What is required => Only the lines from the start of the data through the one containing "const squareBottom = [121, 172, 223, 282, 332, 383];" belong in your answer; return them exactly.

-- START Source data --

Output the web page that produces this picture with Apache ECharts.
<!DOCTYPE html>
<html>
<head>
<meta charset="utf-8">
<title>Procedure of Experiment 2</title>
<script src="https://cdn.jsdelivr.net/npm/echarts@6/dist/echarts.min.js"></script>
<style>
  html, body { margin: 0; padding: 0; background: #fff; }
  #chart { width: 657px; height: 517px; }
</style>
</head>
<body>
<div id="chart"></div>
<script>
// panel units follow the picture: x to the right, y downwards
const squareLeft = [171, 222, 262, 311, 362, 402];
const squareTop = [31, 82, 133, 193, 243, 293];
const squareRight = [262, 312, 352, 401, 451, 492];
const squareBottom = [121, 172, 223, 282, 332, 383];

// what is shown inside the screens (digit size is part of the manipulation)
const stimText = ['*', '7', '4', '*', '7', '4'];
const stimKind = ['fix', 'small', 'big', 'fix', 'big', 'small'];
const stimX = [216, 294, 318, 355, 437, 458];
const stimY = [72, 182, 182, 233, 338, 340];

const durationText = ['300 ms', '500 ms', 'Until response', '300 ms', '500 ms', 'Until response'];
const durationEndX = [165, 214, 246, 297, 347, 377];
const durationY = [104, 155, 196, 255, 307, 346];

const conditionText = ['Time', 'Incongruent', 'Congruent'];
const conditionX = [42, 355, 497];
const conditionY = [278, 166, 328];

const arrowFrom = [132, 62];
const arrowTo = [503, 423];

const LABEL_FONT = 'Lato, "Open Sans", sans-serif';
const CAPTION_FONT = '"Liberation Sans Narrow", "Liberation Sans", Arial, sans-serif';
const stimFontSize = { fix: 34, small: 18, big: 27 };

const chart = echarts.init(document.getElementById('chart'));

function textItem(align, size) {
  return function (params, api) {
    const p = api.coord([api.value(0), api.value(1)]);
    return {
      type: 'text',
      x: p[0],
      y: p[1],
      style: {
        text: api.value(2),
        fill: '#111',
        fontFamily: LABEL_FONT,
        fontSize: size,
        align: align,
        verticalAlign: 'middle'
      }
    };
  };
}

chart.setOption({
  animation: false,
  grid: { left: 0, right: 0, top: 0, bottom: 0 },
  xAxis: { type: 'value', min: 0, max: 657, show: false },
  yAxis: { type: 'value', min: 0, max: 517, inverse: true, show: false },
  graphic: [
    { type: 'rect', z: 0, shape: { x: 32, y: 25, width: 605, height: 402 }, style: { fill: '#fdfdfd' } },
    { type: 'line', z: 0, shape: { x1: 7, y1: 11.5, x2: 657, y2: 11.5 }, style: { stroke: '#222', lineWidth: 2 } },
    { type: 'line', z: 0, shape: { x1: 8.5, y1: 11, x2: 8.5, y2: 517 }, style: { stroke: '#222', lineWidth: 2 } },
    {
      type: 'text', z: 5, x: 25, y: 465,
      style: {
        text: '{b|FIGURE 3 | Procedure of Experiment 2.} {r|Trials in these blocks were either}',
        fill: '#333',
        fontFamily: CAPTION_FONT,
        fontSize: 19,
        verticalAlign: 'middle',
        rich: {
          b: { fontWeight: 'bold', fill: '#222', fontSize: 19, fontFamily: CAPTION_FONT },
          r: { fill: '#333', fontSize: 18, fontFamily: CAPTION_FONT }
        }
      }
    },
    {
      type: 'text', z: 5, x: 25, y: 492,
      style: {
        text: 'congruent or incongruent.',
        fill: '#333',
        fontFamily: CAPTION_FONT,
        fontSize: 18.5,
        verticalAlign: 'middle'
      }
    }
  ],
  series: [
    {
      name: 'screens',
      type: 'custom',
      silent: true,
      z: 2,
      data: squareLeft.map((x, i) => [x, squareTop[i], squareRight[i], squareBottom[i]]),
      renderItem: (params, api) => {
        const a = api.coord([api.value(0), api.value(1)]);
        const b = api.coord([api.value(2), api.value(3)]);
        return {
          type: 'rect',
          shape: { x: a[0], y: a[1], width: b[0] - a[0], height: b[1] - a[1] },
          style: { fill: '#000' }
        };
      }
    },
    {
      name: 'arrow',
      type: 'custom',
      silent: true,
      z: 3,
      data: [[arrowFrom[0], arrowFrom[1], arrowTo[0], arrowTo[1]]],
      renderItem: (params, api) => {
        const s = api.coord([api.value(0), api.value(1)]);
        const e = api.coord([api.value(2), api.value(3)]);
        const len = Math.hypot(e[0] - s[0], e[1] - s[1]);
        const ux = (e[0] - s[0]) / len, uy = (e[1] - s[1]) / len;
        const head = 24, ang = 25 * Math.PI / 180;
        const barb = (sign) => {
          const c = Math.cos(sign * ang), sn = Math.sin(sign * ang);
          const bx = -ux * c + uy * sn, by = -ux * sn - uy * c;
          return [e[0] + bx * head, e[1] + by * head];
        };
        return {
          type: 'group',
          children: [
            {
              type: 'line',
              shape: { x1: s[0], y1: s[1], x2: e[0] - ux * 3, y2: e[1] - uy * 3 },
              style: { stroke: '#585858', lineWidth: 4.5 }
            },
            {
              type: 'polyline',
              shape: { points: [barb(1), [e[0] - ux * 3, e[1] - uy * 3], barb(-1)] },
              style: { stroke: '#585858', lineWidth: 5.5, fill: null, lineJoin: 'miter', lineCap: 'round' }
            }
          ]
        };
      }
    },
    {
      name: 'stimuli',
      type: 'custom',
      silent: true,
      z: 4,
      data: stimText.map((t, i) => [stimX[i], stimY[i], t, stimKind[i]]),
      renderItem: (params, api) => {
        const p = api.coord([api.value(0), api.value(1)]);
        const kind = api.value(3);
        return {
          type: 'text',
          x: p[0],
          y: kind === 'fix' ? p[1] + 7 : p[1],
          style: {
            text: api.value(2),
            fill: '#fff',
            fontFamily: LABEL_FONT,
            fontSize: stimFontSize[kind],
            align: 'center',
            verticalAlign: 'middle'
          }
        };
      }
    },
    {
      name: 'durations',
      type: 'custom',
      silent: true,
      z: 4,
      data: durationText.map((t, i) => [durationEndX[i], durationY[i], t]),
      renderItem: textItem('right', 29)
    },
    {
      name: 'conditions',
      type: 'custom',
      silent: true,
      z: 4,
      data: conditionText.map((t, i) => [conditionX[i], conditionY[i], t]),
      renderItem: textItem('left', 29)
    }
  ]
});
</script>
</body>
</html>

-- END Source data --

Reply =>
Output the web page that produces this picture with Apache ECharts.
<!DOCTYPE html>
<html>
<head>
<meta charset="utf-8">
<title>Procedure of Experiment 2</title>
<script src="https://cdn.jsdelivr.net/npm/echarts@6/dist/echarts.min.js"></script>
<style>
  html, body { margin: 0; padding: 0; background: #fff; }
  #chart { width: 657px; height: 517px; }
</style>
</head>
<body>
<div id="chart"></div>
<script>
// panel units follow the picture: x to the right, y downwards
const squareLeft = [171, 222, 262, 311, 362, 402];
const squareTop = [31, 82, 133, 193, 243, 293];
const squareRight = [262, 312, 352, 401, 451, 492];
const squareBottom = [121, 172, 223, 282, 332, 383];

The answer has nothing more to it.